History teaches that gathering a multinational naval posse may fall short. On May 23, 1967, the Egyptian president, Gamal Abdel Nasser, declared the Tiran straits closed to Israeli shipping. The straits, connecting the Gulf of Eilat to the Red Sea, is the Jewish State’s only ocean route to Asia and Africa. The Israeli premier, Levi Eshkol, considered Nasser’s threat a declaration of war, and President Johnson agreed.

America “considers the Gulf to be an international waterway and feels that a blockade of Israeli shipping is illegal and potentially disastrous to the cause of peace,” Johnson said, adding that freedom of navigation is “a vital interest of the entire international community.” A decade earlier President Eisenhower warned Nasser that Tiran’s closure would be “dealt with firmly by the society of nations.” Society? Community? Israel was left to go it alone. 
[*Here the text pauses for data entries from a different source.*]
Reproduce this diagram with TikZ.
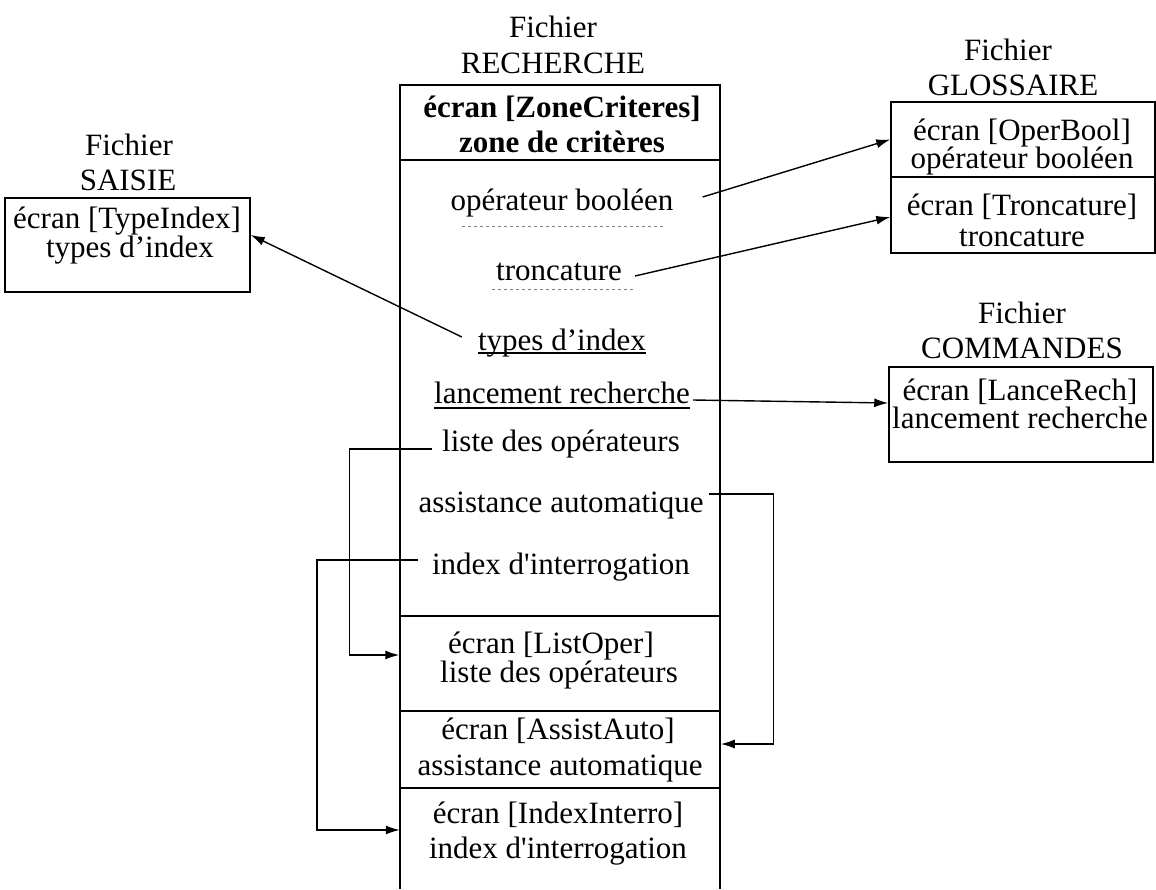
\documentclass[tikz,border=0pt]{standalone}
\usepackage{fontspec}
\newfontfamily\docfont{Liberation Serif}
\usetikzlibrary{arrows.meta}
\newcommand\diagsize{\fontsize{31}{35}\selectfont}
\begin{document}
\begin{tikzpicture}[x=1pt,y=-1pt,
  txt/.style={font=\docfont\diagsize, inner sep=0pt, anchor=base,
              text height=20pt, text depth=6pt},
  txtb/.style={txt, font=\docfont\bfseries\diagsize},
  sect/.style={draw, line width=1.5pt, inner sep=0pt},
  conn/.style={line width=1.4pt},
  arr/.style={conn, -{Latex[length=14pt,width=9pt]}},
  hint/.style={gray, line width=0.8pt, dash pattern=on 3pt off 3pt},
]
\useasboundingbox (0,0) rectangle (1156,889);

% ---- central file RECHERCHE ----
\node[txt] (rf1) at (553,37) {Fichier};
\node[txt] (rf2) at (553,73) {RECHERCHE};
\node[sect, minimum width=320pt, minimum height=75pt]  (zc)   at (560,122.5) {};
\node[sect, minimum width=320pt, minimum height=456pt] (body) at (560,388) {};
\node[sect, minimum width=320pt, minimum height=95pt]  (lo)   at (560,663.5) {};
\node[sect, minimum width=320pt, minimum height=77pt]  (aa)   at (560,749.5) {};
\node[inner sep=0pt, minimum width=320pt, minimum height=101pt] (ii) at (560,838.5) {};
\draw[line width=1.5pt] (ii.south west) -- (ii.north west) -- (ii.north east) -- (ii.south east);

\node[txtb] (t-zc1) at (562,117) {écran [ZoneCriteres]};
\node[txtb] (t-zc2) at (562,152) {zone de critères};

\node[txt] (t-ob)  at (562,210) {opérateur booléen};
\node[txt] (t-tr)  at (559,280) {troncature};
\node[txt] (t-ti)  at (562,350) {types d’index};
\node[txt] (t-lr)  at (562,403) {lancement recherche};
\node[txt] (t-lio) at (561,451) {liste des opérateurs};
\node[txt] (t-aa)  at (561,512) {assistance automatique};
\node[txt] (t-ii)  at (561,574) {index d'interrogation};

\node[txt] (t-lo1) at (551,653) {écran [ListOper]};
\node[txt] (t-lo2) at (559,682) {liste des opérateurs};
\node[txt] (t-aa1) at (558,739) {écran [AssistAuto]};
\node[txt] (t-aa2) at (560,775) {assistance automatique};
\node[txt] (t-ii1) at (558,823) {écran [IndexInterro]};
\node[txt] (t-ii2) at (558,858) {index d'interrogation};

% underlines of the items
\draw[hint] ([xshift=12pt,yshift=-16pt]t-ob.base west) -- ([xshift=-8pt,yshift=-16pt]t-ob.base east);
\draw[hint] ([xshift=-4pt,yshift=-9pt]t-tr.base west) -- ([xshift=11pt,yshift=-9pt]t-tr.base east);
\draw[line width=1.2pt] ([yshift=-3pt]t-ti.base west) -- ([yshift=-3pt]t-ti.base east);
\draw[line width=1.2pt] ([yshift=-5pt]t-lr.base west) -- ([yshift=-5pt]t-lr.base east);

% ---- file SAISIE ----
\node[txt] (sf1) at (129,155) {Fichier};
\node[txt] (sf2) at (128,190) {SAISIE};
\node[sect, minimum width=245pt, minimum height=94pt] (sa) at (127.5,245) {};
\node[txt] (t-sa1) at (127,228) {écran [TypeIndex]};
\node[txt] (t-sa2) at (130,257) {types d’index};

% ---- file GLOSSAIRE ----
\node[txt] (gf1) at (1008,60) {Fichier};
\node[txt] (gf2) at (1013,95) {GLOSSAIRE};
\node[sect, minimum width=264pt, minimum height=75pt] (gl1) at (1023,139.5) {};
\node[sect, minimum width=264pt, minimum height=76pt] (gl2) at (1023,215) {};
\node[txt] (t-gl1) at (1022,140) {écran [OperBool]};
\node[txt] (t-gl2) at (1022,168) {opérateur booléen};
\node[txt] (t-gl3) at (1022,215) {écran [Troncature]};
\node[txt] (t-gl4) at (1022,246) {troncature};

% ---- file COMMANDES ----
\node[txt] (cf1) at (1022,323) {Fichier};
\node[txt] (cf2) at (1022,358) {COMMANDES};
\node[sect, minimum width=264pt, minimum height=95pt] (cm) at (1021,414.5) {};
\node[txt] (t-cm1) at (1020,400) {écran [LanceRech]};
\node[txt] (t-cm2) at (1020,428) {lancement recherche};

% ---- links ----
\draw[arr] ([xshift=29pt,yshift=6pt]t-ob.east) -- (gl1.west);
\draw[arr] ([xshift=13pt,yshift=-3pt]t-tr.east) -- ([yshift=-2pt]gl2.west);
\draw[arr] ([xshift=-16pt,yshift=6pt]t-ti.west) -- ([yshift=10pt]sa.east);
\draw[arr] ([xshift=3pt,yshift=-4pt]t-lr.east) -- ([yshift=11.5pt]cm.west);

\draw[arr] ([xshift=-10pt,yshift=-5pt]t-lio.west) -| ([xshift=-50pt,yshift=8.5pt]lo.west) -- ([yshift=8.5pt]lo.west);
\draw[arr] ([xshift=5pt,yshift=11pt]t-aa.east) -| ([xshift=53pt,yshift=5.5pt]aa.east) -- ([yshift=5.5pt]aa.east);
\draw[arr] ([xshift=-14pt,yshift=7pt]t-ii.west) -| ([xshift=-83pt,yshift=8.5pt]ii.west) -- ([yshift=8.5pt]ii.west);
\end{tikzpicture}
\end{document}
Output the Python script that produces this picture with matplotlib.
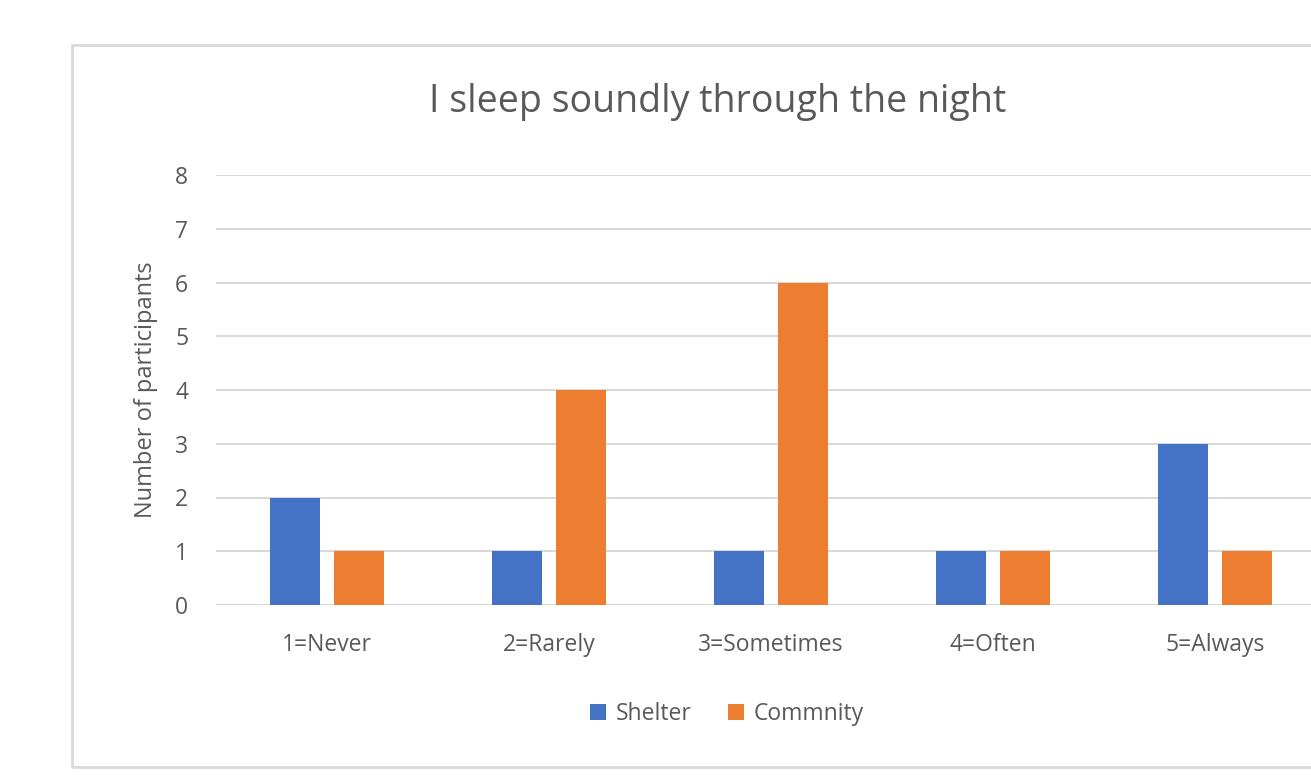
import numpy as np
import matplotlib.pyplot as plt
from matplotlib.patches import Rectangle

categories = ["1=Never", "2=Rarely", "3=Sometimes", "4=Often", "5=Always"]
shelter = [2, 1, 1, 1, 3]
community = [1, 4, 6, 1, 1]

plt.rcParams['font.family'] = ['Open Sans', 'DejaVu Sans']
W, H = 1311, 783
fig = plt.figure(figsize=(W / 100, H / 100), dpi=100)

# chart border (runs off the right edge like the original)
fig.patches.append(Rectangle((72 / W, 1 - 767 / H), 1.2, (767 - 45) / H,
                             transform=fig.transFigure, fill=False,
                             edgecolor="#d9d9d9", linewidth=2))

# plot area: x from 216 to 1326 px, y from 175 (8) to 605 (0)
ax = fig.add_axes([216 / W, 1 - 605 / H, (1326 - 216) / W, (605 - 175) / H])
x = np.arange(len(categories))
w = 0.222
off = 0.144
ax.bar(x - off, shelter, w, color="#4472C4", label="Shelter", zorder=3)
ax.bar(x + off, community, w, color="#ED7D31", label="Commnity", zorder=3)

ax.set_xlim(-0.5, 4.5)
ax.set_ylim(0, 8)
ax.set_yticks(range(0, 9))
ax.set_xticks(x)
ax.set_xticklabels(categories)
ax.yaxis.grid(True, color="#d9d9d9", linewidth=1.5, zorder=0)
for s in ax.spines.values():
    s.set_visible(False)
ax.tick_params(length=0, labelsize=16.5, colors="#595959")
ax.tick_params(axis="y", pad=20)
ax.tick_params(axis="x", pad=20)
ax.set_ylabel("Number of participants", fontsize=17, color="#595959", labelpad=12)

fig.text(718 / W, 1 - 102 / H, "I sleep soundly through the night",
         ha="center", va="center", fontsize=27, color="#595959")

fig.legend(loc="center", bbox_to_anchor=(727 / W, 1 - 714 / H), ncol=2,
           frameon=False, fontsize=16.5, handlelength=0.7, handleheight=0.7,
           handletextpad=0.4, columnspacing=1.6, labelcolor="#595959")

fig.savefig("out.png", dpi=100)
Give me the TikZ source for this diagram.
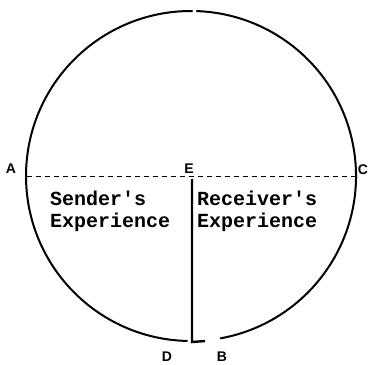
\documentclass[tikz,border=0pt]{standalone}
\usepackage{fontspec}
\setmainfont{Liberation Sans}
\newfontfamily\typefont{Liberation Mono}
\usetikzlibrary{calc}

\begin{document}
\begin{tikzpicture}[x=1pt,y=-1pt,
 rim/.style={line width=2pt,line cap=round},
 wall/.style={line width=2.4pt},
 split/.style={line width=0.9pt,dash pattern=on 5pt off 4pt},
 pt/.style={font=\fontsize{14}{16}\selectfont\bfseries,inner sep=0pt},
 lab/.style={font=\fontsize{20}{22}\selectfont\typefont\bfseries,inner sep=0pt,anchor=base west}]
\useasboundingbox (0,0) rectangle (371,364);
\coordinate (o) at (191,176);
\coordinate (a) at (26.5,176);
\coordinate (c) at (355.5,176);
\coordinate (e) at (192,179);
\coordinate (d) at (192,342);
\coordinate (t) at (205,341);
% outer circle, broken at top and bottom (y runs down)
\draw[rim] ($(o)+(79.6:165)$) arc[start angle=79.6,end angle=-88,radius=165];
\draw[rim] ($(o)+(-89.6:165)$) arc[start angle=270.4,end angle=91.4,radius=165];
\draw[split] (a) -- (c);
\draw[wall] (e) -- (d) -- (t);
\node[pt] (la) at (11,169) {A};
\node[pt] (le) at (189,169) {E};
\node[pt] (lc) at (363,170) {C};
\node[pt] (ld) at (167,357) {D};
\node[pt] (lb) at (222,357) {B};
\node[lab] (snd) at (50,205) {Sender's};
\node[lab] (sex) at (50,227) {Experience};
\node[lab] (rcv) at (197,205) {Receiver's};
\node[lab] (rex) at (197,227) {Experience};
\end{tikzpicture}
\end{document}
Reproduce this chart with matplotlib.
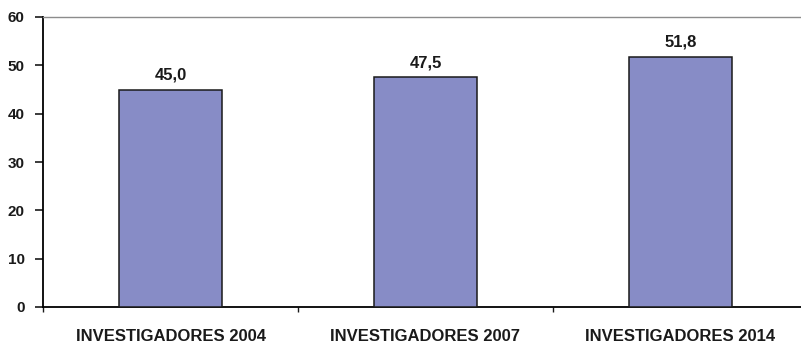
import matplotlib.pyplot as plt
import numpy as np

# researchers per category
categorias = ['INVESTIGADORES 2004', 'INVESTIGADORES 2007', 'INVESTIGADORES 2014']
valores = [45.0, 47.5, 51.8]
yticks = [0, 10, 20, 30, 40, 50, 60]

plt.rcParams['font.family'] = ['Liberation Sans', 'DejaVu Sans']
plt.rcParams['font.weight'] = 'bold'

fig = plt.figure(figsize=(8.01, 3.43), dpi=100)
ax = fig.add_axes([43 / 801, 1 - 307 / 343, 765 / 801, 290 / 343])

x = np.arange(len(categorias))
ax.bar(x, valores, width=0.404, color='#878CC6', edgecolor='#1a1a1a', linewidth=1.1, zorder=3)

for xi, v in zip(x, valores):
    ax.text(xi, v + 2.1, f'{v:.1f}'.replace('.', ','), ha='center', va='baseline',
            fontsize=12, fontweight='bold', color='#1a1a1a')

ax.set_xlim(-0.5, 2.5)
ax.set_ylim(0, 60)
ax.set_yticks(yticks)
ax.set_yticklabels([str(t) for t in yticks], fontsize=11, fontweight='bold')
ax.tick_params(axis='y', direction='out', length=5.8, width=1.2, pad=7.5, colors='#1a1a1a')

ax.set_xticks(x)
ax.set_xticklabels(categorias, fontsize=12, fontweight='bold')
ax.set_xticks([-0.5, 0.5, 1.5], minor=True)
ax.tick_params(axis='x', which='major', length=0, pad=15.5, colors='#1a1a1a')
ax.tick_params(axis='x', which='minor', direction='out', length=3.6, width=1.0, color='#1a1a1a')

ax.spines['left'].set_linewidth(1.3)
ax.spines['bottom'].set_linewidth(1.3)
ax.spines['right'].set_visible(False)
ax.spines['top'].set_color('#8c8c8c')
ax.spines['top'].set_linewidth(1.0)

fig.savefig('out.png', dpi=100)
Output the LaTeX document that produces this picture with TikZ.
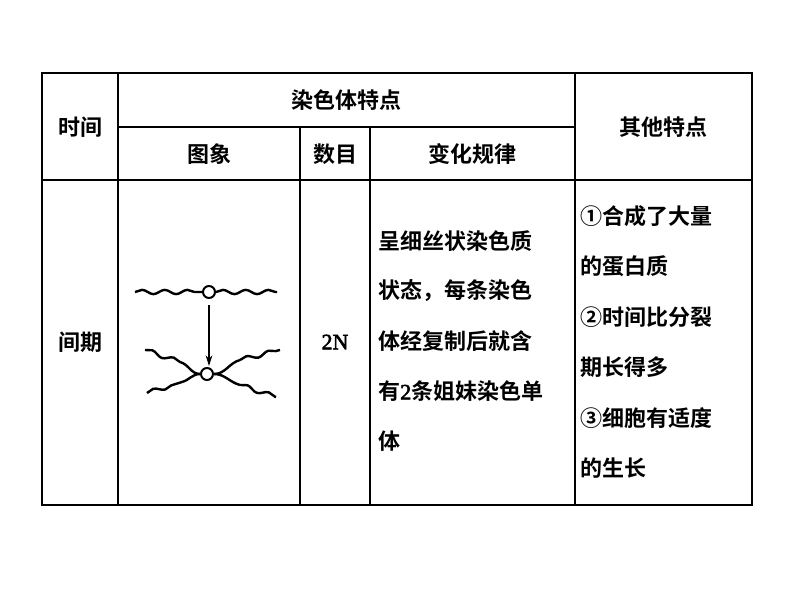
\documentclass[tikz,border=0pt]{standalone}
\usepackage{fontspec}
\setmainfont{Noto Sans CJK SC}[BoldFont={Noto Sans CJK SC Bold}]
\newfontfamily\numfont{Liberation Serif}[UprightFeatures={FakeBold=2.5}]
\usetikzlibrary{decorations.pathmorphing,arrows.meta}
\begin{document}
\begin{tikzpicture}[x=0.75pt,y=-0.75pt,
  txt/.style={font=\fontsize{16.5}{18}\selectfont\bfseries, inner sep=0pt},
  grid/.style={line width=0.9pt},
  strand/.style={line width=1.8pt, decorate, decoration={snake, amplitude=1.6, segment length=17}}]
\useasboundingbox (0,0) rectangle (800,600);
\draw[grid] (42,73) rectangle (752,505);
\draw[grid] (118,73) -- (118,505) (575,73) -- (575,505);
\draw[grid] (118,127) -- (575,127);
\draw[grid] (42,180) -- (752,180);
\draw[grid] (300,127) -- (300,505) (370,127) -- (370,505);
\node[txt] (t1) at (80,127) {时间};
\node[txt] (t2) at (346,100) {染色体特点};
\node[txt] (t3) at (663,127) {其他特点};
\node[txt] (t4) at (209,154) {图象};
\node[txt] (t5) at (335,154) {数目};
\node[txt] (t6) at (472,154) {变化规律};
\node[txt] (t7) at (80,342) {间期};
\node[txt] (t8) at (335,342) {\numfont\upshape\mdseries 2N};
\foreach \s [count=\i] in {呈细丝状染色质,状态，每条染色,体经复制后就含,有{\numfont\mdseries 2}条姐妹染色单,体}
  \node[txt,anchor=west] (c\i) at (378,{241+50*(\i-1)}) {\s};
\foreach \s [count=\i] in {①合成了大量,的蛋白质,②时间比分裂,期长得多,③细胞有适度,的生长}
  \node[txt,anchor=west] (d\i) at (580,{216+50.5*(\i-1)}) {\s};
% chromosome drawing
\node[circle,draw,line width=1.5pt,minimum size=9pt,inner sep=0pt] (ca) at (209,292) {};
\node[circle,draw,line width=1.5pt,minimum size=9pt,inner sep=0pt] (cb) at (207,374) {};
\coordinate (a1) at (135,292); \coordinate (a2) at (277,292);
\draw[strand] (a1) -- (ca.west);
\draw[strand] (ca.east) -- (a2);
\coordinate (b1) at (145,350); \coordinate (b2) at (147,393);
\coordinate (b3) at (280,350); \coordinate (b4) at (276,397);
\coordinate (b1m) at (180,362); \coordinate (b2m) at (182,382);
\coordinate (b3m) at (240,360); \coordinate (b4m) at (240,385);
\draw[strand] (b1) -- (b1m);
\draw[strand] (b2) -- (b2m);
\draw[strand] (b3m) -- (b3);
\draw[strand] (b4m) -- (b4);
\draw[line width=1.8pt] (b1m) to[out=-15,in=180] (cb.west);
\draw[line width=1.8pt] (b2m) to[out=15,in=180] (cb.west);
\draw[line width=1.8pt] (cb.east) to[out=0,in=195] (b3m);
\draw[line width=1.8pt] (cb.east) to[out=0,in=165] (b4m);
\draw[line width=0.9pt,-{Stealth[length=8pt,width=5pt]}] (ca.south) ++(0,6) coordinate (ar) -- (209,366);
\end{tikzpicture}
\end{document}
In the morning of June 6 Israel launched the Six-Day War, which would be studied in military academies for decades hence. Israel  acquired the Sinai peninsula in the south, the Golan Heights in the north, and its nation’s cradle of Judea and Samaria to the east. It united the Jewish capital, Jerusalem. Nasser was gone, and Egypt was only able to reacquire the Sinai a decade later through a peace treaty with Israel.

Now Israel is engaged in a war that Iranian proxies — Hamas in Gaza and Hezbollah in Lebanon — launched. It has its hands full. The Houthis are eager to get in on the act, trying to hit Eilat with missiles and drones. Some 1,200 miles away, at the Houthi-captured Yemeni capital, Sana’a, a missile factory was demolished this week in what is widely believed to be an Israeli bombing. Yet Israeli ships must avoid the Red Sea at a financial loss. 

Israel’s response to the Red Sea crisis of 1967 instructs that this is no time for coalition-building or a notional international community wagging fingers. Failing to stop Houthi aggression will encourage Iran’s other proxies to escalate attacks against the global order. Acting against a ragtag Yemeni army would remind others, including Red China, that when war is declared on the high seas, America is there on the side of freedom of the seas.